▶ WORK TO COMPLETE:
Leaving out the pictures, retype all the material exactly.

▶ GIVEN INFORMATION:
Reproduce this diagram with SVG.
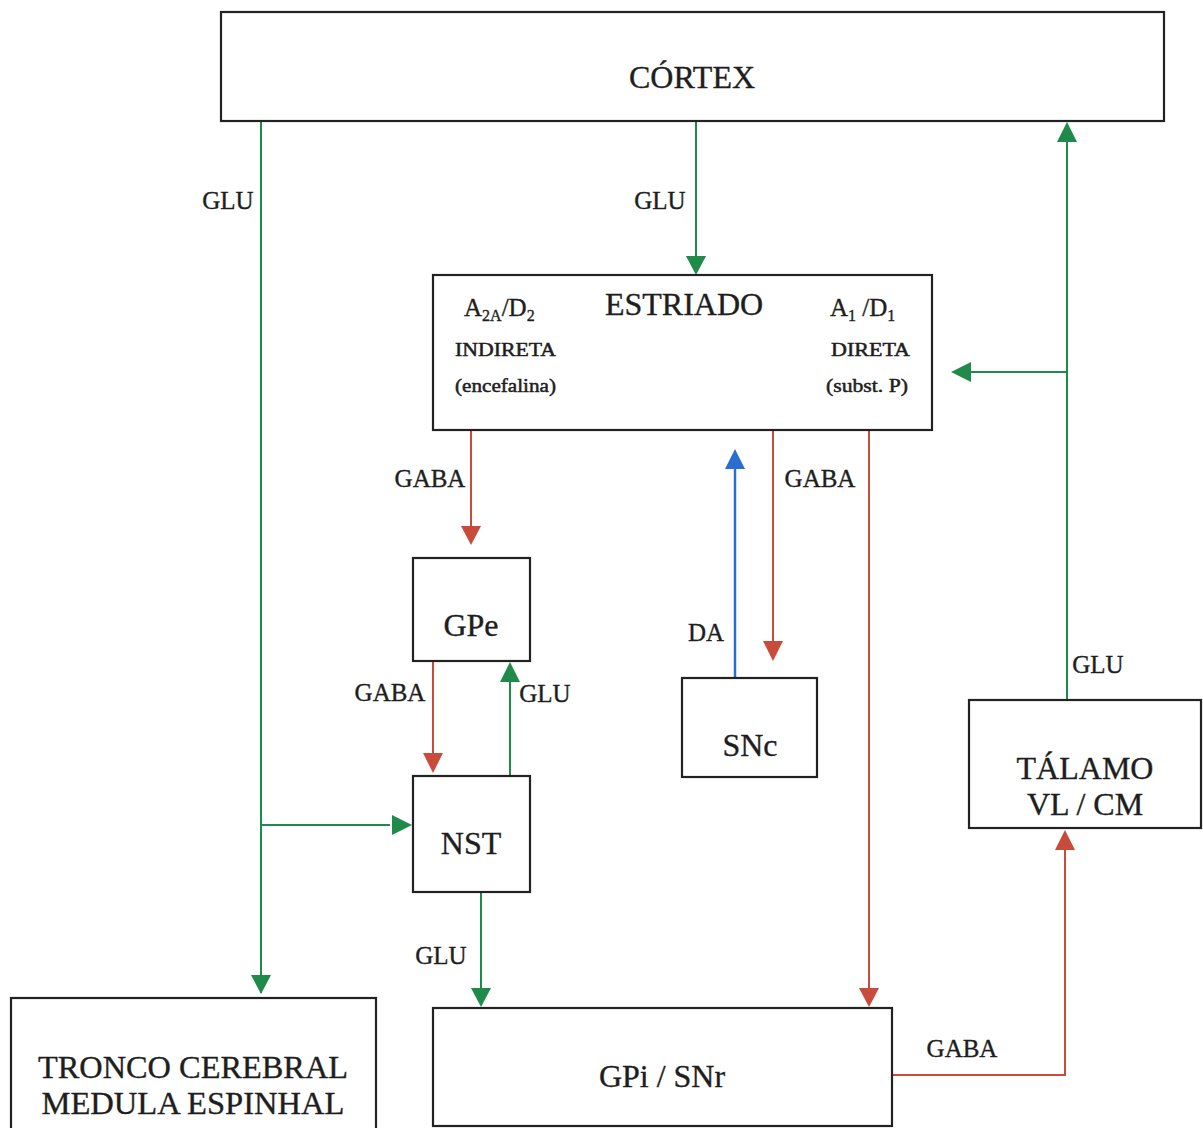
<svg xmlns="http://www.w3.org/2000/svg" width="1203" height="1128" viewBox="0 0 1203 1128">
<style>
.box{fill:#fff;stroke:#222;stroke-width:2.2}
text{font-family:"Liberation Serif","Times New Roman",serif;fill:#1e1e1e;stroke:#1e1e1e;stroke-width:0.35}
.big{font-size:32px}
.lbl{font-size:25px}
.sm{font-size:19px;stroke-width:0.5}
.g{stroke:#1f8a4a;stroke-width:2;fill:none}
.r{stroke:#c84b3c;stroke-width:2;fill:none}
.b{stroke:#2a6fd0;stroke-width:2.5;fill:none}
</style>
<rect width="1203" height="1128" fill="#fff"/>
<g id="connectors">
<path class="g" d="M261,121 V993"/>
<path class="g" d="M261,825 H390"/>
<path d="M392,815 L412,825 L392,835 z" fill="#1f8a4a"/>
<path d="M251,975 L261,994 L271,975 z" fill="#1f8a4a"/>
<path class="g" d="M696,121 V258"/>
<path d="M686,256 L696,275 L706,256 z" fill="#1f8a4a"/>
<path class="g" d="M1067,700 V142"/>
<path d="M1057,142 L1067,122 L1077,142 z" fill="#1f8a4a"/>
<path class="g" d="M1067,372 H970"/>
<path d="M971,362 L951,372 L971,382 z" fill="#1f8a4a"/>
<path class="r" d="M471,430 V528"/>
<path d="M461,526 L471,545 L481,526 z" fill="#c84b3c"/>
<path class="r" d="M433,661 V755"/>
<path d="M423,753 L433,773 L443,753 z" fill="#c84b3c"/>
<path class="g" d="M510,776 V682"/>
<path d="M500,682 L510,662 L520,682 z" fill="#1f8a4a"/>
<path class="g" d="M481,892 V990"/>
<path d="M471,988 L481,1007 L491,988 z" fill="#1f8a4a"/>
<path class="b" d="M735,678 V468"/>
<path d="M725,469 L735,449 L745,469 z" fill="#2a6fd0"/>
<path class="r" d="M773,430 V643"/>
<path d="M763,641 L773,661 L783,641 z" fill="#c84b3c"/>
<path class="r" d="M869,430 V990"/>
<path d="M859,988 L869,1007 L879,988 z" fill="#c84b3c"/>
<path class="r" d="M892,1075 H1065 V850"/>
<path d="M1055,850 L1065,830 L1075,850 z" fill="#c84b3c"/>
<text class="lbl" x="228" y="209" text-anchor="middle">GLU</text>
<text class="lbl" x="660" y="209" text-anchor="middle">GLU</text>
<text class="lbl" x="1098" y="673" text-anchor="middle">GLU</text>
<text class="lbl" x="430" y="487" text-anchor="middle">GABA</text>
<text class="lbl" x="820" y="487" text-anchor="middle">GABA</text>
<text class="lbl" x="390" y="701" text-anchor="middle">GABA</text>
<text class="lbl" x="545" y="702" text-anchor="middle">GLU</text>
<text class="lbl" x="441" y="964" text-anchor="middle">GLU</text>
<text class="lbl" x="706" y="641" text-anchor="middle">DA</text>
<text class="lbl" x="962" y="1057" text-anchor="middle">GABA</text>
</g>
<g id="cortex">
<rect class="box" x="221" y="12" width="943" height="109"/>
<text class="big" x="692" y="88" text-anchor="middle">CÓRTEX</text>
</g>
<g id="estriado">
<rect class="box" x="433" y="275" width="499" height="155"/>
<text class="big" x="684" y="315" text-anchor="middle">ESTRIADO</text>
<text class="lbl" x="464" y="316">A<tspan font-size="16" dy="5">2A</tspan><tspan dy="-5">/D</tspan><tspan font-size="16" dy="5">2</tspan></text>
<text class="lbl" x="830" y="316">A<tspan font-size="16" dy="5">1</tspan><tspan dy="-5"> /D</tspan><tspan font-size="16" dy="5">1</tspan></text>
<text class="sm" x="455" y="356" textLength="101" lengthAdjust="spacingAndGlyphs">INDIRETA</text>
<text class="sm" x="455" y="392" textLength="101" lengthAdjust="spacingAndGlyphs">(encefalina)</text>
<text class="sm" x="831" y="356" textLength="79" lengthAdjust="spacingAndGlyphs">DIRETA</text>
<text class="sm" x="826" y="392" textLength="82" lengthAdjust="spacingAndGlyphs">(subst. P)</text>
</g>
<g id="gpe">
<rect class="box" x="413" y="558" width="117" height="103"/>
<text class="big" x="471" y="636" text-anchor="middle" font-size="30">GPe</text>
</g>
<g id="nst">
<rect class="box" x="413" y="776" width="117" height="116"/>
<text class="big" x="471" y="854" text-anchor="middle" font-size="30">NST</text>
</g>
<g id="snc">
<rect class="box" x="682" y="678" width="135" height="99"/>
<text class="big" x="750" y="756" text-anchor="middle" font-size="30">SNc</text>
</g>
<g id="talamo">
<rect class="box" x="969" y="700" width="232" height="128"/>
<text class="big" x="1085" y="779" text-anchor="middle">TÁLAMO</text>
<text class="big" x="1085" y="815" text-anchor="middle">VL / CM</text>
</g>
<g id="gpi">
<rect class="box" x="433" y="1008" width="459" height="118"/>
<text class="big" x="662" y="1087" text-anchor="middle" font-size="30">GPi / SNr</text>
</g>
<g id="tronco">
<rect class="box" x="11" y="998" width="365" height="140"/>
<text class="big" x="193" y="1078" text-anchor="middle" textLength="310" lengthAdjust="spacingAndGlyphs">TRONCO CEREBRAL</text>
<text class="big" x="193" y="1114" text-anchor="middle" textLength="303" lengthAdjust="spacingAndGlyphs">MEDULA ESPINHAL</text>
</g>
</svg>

▶ REPLY:
Reproduce this diagram with SVG.
<svg xmlns="http://www.w3.org/2000/svg" width="1203" height="1128" viewBox="0 0 1203 1128">
<style>
.box{fill:#fff;stroke:#222;stroke-width:2.2}
text{font-family:"Liberation Serif","Times New Roman",serif;fill:#1e1e1e;stroke:#1e1e1e;stroke-width:0.35}
.big{font-size:32px}
.lbl{font-size:25px}
.sm{font-size:19px;stroke-width:0.5}
.g{stroke:#1f8a4a;stroke-width:2;fill:none}
.r{stroke:#c84b3c;stroke-width:2;fill:none}
.b{stroke:#2a6fd0;stroke-width:2.5;fill:none}
</style>
<rect width="1203" height="1128" fill="#fff"/>
<g id="connectors">
<path class="g" d="M261,121 V993"/>
<path class="g" d="M261,825 H390"/>
<path d="M392,815 L412,825 L392,835 z" fill="#1f8a4a"/>
<path d="M251,975 L261,994 L271,975 z" fill="#1f8a4a"/>
<path class="g" d="M696,121 V258"/>
<path d="M686,256 L696,275 L706,256 z" fill="#1f8a4a"/>
<path class="g" d="M1067,700 V142"/>
<path d="M1057,142 L1067,122 L1077,142 z" fill="#1f8a4a"/>
<path class="g" d="M1067,372 H970"/>
<path d="M971,362 L951,372 L971,382 z" fill="#1f8a4a"/>
<path class="r" d="M471,430 V528"/>
<path d="M461,526 L471,545 L481,526 z" fill="#c84b3c"/>
<path class="r" d="M433,661 V755"/>
<path d="M423,753 L433,773 L443,753 z" fill="#c84b3c"/>
<path class="g" d="M510,776 V682"/>
<path d="M500,682 L510,662 L520,682 z" fill="#1f8a4a"/>
<path class="g" d="M481,892 V990"/>
<path d="M471,988 L481,1007 L491,988 z" fill="#1f8a4a"/>
<path class="b" d="M735,678 V468"/>
<path d="M725,469 L735,449 L745,469 z" fill="#2a6fd0"/>
<path class="r" d="M773,430 V643"/>
<path d="M763,641 L773,661 L783,641 z" fill="#c84b3c"/>
<path class="r" d="M869,430 V990"/>
<path d="M859,988 L869,1007 L879,988 z" fill="#c84b3c"/>
<path class="r" d="M892,1075 H1065 V850"/>
<path d="M1055,850 L1065,830 L1075,850 z" fill="#c84b3c"/>
<text class="lbl" x="228" y="209" text-anchor="middle">GLU</text>
<text class="lbl" x="660" y="209" text-anchor="middle">GLU</text>
<text class="lbl" x="1098" y="673" text-anchor="middle">GLU</text>
<text class="lbl" x="430" y="487" text-anchor="middle">GABA</text>
<text class="lbl" x="820" y="487" text-anchor="middle">GABA</text>
<text class="lbl" x="390" y="701" text-anchor="middle">GABA</text>
<text class="lbl" x="545" y="702" text-anchor="middle">GLU</text>
<text class="lbl" x="441" y="964" text-anchor="middle">GLU</text>
<text class="lbl" x="706" y="641" text-anchor="middle">DA</text>
<text class="lbl" x="962" y="1057" text-anchor="middle">GABA</text>
</g>
<g id="cortex">
<rect class="box" x="221" y="12" width="943" height="109"/>
<text class="big" x="692" y="88" text-anchor="middle">CÓRTEX</text>
</g>
<g id="estriado">
<rect class="box" x="433" y="275" width="499" height="155"/>
<text class="big" x="684" y="315" text-anchor="middle">ESTRIADO</text>
<text class="lbl" x="464" y="316">A<tspan font-size="16" dy="5">2A</tspan><tspan dy="-5">/D</tspan><tspan font-size="16" dy="5">2</tspan></text>
<text class="lbl" x="830" y="316">A<tspan font-size="16" dy="5">1</tspan><tspan dy="-5"> /D</tspan><tspan font-size="16" dy="5">1</tspan></text>
<text class="sm" x="455" y="356" textLength="101" lengthAdjust="spacingAndGlyphs">INDIRETA</text>
<text class="sm" x="455" y="392" textLength="101" lengthAdjust="spacingAndGlyphs">(encefalina)</text>
<text class="sm" x="831" y="356" textLength="79" lengthAdjust="spacingAndGlyphs">DIRETA</text>
<text class="sm" x="826" y="392" textLength="82" lengthAdjust="spacingAndGlyphs">(subst. P)</text>
</g>
<g id="gpe">
<rect class="box" x="413" y="558" width="117" height="103"/>
<text class="big" x="471" y="636" text-anchor="middle" font-size="30">GPe</text>
</g>
<g id="nst">
<rect class="box" x="413" y="776" width="117" height="116"/>
<text class="big" x="471" y="854" text-anchor="middle" font-size="30">NST</text>
</g>
<g id="snc">
<rect class="box" x="682" y="678" width="135" height="99"/>
<text class="big" x="750" y="756" text-anchor="middle" font-size="30">SNc</text>
</g>
<g id="talamo">
<rect class="box" x="969" y="700" width="232" height="128"/>
<text class="big" x="1085" y="779" text-anchor="middle">TÁLAMO</text>
<text class="big" x="1085" y="815" text-anchor="middle">VL / CM</text>
</g>
<g id="gpi">
<rect class="box" x="433" y="1008" width="459" height="118"/>
<text class="big" x="662" y="1087" text-anchor="middle" font-size="30">GPi / SNr</text>
</g>
<g id="tronco">
<rect class="box" x="11" y="998" width="365" height="140"/>
<text class="big" x="193" y="1078" text-anchor="middle" textLength="310" lengthAdjust="spacingAndGlyphs">TRONCO CEREBRAL</text>
<text class="big" x="193" y="1114" text-anchor="middle" textLength="303" lengthAdjust="spacingAndGlyphs">MEDULA ESPINHAL</text>
</g>
</svg>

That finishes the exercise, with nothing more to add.